Национальные культуры и хозяйство автономных республик мыслятся не просто лежащими рядом друг [с другом], но заложенными в общегосударственной идее, носителем которой служит и общегосударственный язык — русский литературный язык, язык, рассматри­ваемый лингвистами как особое наречие.

Следует думать, что в этом единстве государственного языка нет ничего обидного для отдельных народностей по следующим мотивам: 1) литературный язык [не чисто] разговорный язык великорусских масс, 2) существует множество великорусских диалектов, 3) великороссы, проживающие в автономных республиках, обязаны учиться в школах местному языку, 4) специфическим русским шрифтом может считаться не гражданский, а церковнославянский, причем для [этого] следует в РСФСР названия железнодорожных станций писать не только по-русски, но и по-церковнославянски, 5) вла­деть русским языком важно — это дает ряд бесспорных преимуществ, отлично сознаваемых национальными массами.

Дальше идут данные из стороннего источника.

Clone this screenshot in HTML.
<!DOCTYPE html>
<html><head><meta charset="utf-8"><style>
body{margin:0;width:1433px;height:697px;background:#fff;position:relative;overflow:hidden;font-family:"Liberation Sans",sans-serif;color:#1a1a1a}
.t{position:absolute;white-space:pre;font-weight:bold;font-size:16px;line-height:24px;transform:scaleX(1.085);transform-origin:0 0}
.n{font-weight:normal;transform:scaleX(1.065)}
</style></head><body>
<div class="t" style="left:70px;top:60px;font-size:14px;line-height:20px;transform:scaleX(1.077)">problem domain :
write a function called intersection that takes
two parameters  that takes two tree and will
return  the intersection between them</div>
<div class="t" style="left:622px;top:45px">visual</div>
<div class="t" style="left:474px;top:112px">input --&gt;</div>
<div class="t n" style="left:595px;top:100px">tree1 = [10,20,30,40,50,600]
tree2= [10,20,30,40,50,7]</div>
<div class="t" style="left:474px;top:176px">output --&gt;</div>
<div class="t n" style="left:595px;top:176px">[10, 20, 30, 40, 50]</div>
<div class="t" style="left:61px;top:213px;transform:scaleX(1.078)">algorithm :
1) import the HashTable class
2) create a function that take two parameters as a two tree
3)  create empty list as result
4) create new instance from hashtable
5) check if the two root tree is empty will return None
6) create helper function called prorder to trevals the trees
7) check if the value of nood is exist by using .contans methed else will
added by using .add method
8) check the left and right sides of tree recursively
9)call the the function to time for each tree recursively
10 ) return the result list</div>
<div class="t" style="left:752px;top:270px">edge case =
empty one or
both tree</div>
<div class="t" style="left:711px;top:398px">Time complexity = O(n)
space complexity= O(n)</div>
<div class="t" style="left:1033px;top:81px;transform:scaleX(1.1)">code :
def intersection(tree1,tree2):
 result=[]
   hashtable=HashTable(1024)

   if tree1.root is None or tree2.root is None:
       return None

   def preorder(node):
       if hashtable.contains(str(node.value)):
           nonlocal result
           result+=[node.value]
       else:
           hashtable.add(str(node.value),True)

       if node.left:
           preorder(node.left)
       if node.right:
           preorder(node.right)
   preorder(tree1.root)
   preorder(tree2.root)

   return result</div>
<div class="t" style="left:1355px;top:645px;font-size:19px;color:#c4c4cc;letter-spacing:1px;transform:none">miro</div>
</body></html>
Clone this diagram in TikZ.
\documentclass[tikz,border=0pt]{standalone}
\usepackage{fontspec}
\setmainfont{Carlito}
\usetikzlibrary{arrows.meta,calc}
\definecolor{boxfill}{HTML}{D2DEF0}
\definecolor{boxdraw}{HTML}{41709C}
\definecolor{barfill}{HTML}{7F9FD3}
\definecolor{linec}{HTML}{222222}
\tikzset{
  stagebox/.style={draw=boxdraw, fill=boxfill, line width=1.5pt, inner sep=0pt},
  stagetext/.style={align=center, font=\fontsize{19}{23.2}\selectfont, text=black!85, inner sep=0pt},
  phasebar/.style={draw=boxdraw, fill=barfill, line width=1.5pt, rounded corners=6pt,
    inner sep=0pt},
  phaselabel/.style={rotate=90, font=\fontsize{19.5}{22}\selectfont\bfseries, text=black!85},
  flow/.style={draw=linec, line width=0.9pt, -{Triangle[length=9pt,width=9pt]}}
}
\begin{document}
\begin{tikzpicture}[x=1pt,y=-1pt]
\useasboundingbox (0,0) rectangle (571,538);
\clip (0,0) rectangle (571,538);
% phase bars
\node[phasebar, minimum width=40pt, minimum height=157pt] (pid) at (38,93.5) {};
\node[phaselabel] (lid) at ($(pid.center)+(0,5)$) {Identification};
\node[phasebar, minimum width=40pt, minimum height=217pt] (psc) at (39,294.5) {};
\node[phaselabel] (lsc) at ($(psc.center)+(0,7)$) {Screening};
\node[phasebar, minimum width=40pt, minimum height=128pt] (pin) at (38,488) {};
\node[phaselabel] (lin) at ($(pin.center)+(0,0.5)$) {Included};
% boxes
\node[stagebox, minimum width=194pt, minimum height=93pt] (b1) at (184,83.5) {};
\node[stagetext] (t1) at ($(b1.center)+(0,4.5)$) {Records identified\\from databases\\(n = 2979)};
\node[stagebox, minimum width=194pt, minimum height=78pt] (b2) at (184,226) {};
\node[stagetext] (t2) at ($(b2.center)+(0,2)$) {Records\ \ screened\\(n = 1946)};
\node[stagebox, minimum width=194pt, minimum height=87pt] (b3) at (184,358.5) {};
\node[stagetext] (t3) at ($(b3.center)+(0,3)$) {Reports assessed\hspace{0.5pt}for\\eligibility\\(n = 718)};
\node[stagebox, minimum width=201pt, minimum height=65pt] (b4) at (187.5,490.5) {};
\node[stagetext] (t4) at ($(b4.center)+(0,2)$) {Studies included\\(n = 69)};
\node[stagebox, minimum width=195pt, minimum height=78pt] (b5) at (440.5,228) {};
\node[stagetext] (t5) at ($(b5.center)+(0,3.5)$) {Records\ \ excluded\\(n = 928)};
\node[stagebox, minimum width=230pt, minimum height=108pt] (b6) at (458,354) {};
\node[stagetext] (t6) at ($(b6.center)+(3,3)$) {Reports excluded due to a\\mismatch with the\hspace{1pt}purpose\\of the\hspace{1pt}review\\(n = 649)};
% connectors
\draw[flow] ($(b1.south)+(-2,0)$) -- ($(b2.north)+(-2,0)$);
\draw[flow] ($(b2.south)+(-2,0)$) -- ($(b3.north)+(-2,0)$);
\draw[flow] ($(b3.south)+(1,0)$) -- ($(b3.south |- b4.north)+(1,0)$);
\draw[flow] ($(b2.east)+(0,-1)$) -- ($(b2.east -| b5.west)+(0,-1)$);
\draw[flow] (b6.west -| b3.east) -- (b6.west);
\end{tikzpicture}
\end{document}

Военное дело, органы политического надзора, фи­нансы, [ЧК], разные виды связи, пути сообщения, руко­водящие начала добывающей и обрабатывающей про­мышленности, отрасли народного хозяйства общегосу­дарственного значения и, само собою разумеется, сношения с другими государствами должны быть строго централизованы и ведению автономных республик не подлежать.

Наподобие автономных республик организуются и области, населенные более однородно, например РСФСР.

Тут дается наибольший простор самостоятельности, инициативе, творчеству; поощряется индивидуализация, дается возможность раскрытия способностей, дремлющих в людях и в территории народа, но вместе с тем полити­ка резко отделяется от националистических проявлений.

4. Аппарат управления

Весь аппарат управления, как общегосударственного, так и частного, формируется сверху вниз, а не снизу вверх. Таким образом, это есть назначение должностных лиц, а отнюдь не их выборы; однако при назначении предполагается самое широкое использование совеща­тельного материала, данного специалистами и теми, кто может быть в данном вопросе признан полезным. На­значения идут в нисходящем порядке единоначалия, т. е. так, что единоначальник каждой ступени назначает сво­их непосредственных подчиненных. Но эти назначения [контролируются соответствующими инспекторами, про­веряющими совещательный материал, бывший в руках единоначальника, как со стороны его полноты и добро­качественности, так и со стороны правильного исполь­зования. Инспектор вправе требовать от единоначальника доказательств рациональности данного назначения и в случае неудовлетворительности таковых переносить дело на обсуждение более высокой ступени единонача­лия. Таким образом, инициатива единоначальника тор­мозится механикой выборной системы, а произвол при назначении предотвращается необходимостью быть гото­вым к мотивированному отчету в своих назначениях. Кроме того, несоответствие назначений будет в значи­тельной мере предотвращаться малой связью между зар­платой и должностью: повышение зарплаты должно быть обусловлено стажем и специальными заслугами, которые будут расцениваться как ускорение [...]. Поэтому зарплата будет неразрывно [связана] с лицом, а не с долж­ностью, и должность сама по себе не будет заманчива для того, кто не обладает особыми для нее возможно­стями и склонностями.